这样就完成的命中元素的更新，由于每次更新只涉及固定次指针的操作，所以时间复杂度是o(1)

缓存未命中且缓存未满

缓存未命中且缓存未满的话直接将新元素链接到双向链表末尾即可，对应代码91-93行。

缓存未命中且缓存满

如果缓存未命中且缓存满了的话就需要执行缓存清除的操作，对应代码70-88行。根据上述分析，最近最新的元素都在双向链表的末尾，那么要删除的元素其实就是root根节点指向的一个元素，这里需要进行两步，首先删除最少使用的元素，然后再把新元素链表到链表上去，为了简化操作，这里使用了一种哨兵节点的思想，root节点即为哨兵节点，它的键和值都是空的，使用哨兵节点这里对链表的操作就可以简化为两步：

将新的键和值存入root节点中，并使root指向root的下一个节点
清空当前root节点的键和值

也就是说不需要实际删除增加链表的节点，只需要将root节点往下挪一个位置即可，进行完链表操作后再将哈希表中的缓存进行删除和增加，这样就完成了LRU的操作。

OrderedDict VS lru_cache

lru_cache好像确实有点东西，那么OrderedDict是怎么实现的呢？如果使用OrderedDict实现lru缓存，它们两个的差距在哪里呢？答案需要去OrderedDict的源码中去寻找，看完OrderedDict的源码就会发现，使用OrderedDict实现LRU缓存的方案和lru_cache的区别并不大，因为OrderedDict的实现原理其实就是在类中增加了一个双向链表，二者本质都是哈希表+双向链表，操作当然也都是类似的，在本题中，使用它们的并不大，也就是说OrderedDict写法其实也是最优解，只不过在面试中不让用罢了，需要手写双向链表。

那么在实际中这两种方案的区别可能就体现在lru_cache直接提供了生产级的解决方案，而OrderedDict只是提供了一种工具，还需要DIY一下。
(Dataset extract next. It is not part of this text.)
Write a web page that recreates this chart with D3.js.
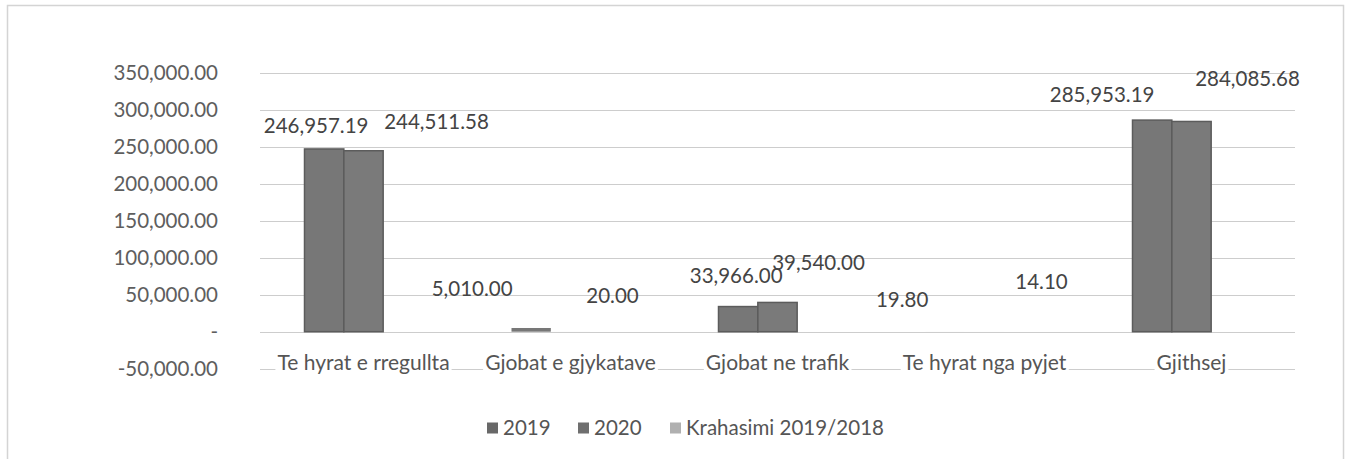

那么这样看来OrderedDict的作用好像并不大，实际也确实是这样的，由于dict也实现了有序，OrderedDict的重要性随之下降了许多，而要实现LRU缓存的话，又有lru_cache可以直接使用，而且还有一点，lru_cache是线程安全的，OrderedDict在多线程场景下还需要开发者去手动控制并发访问，这样OrderedDict的重要性也就进一步下降了。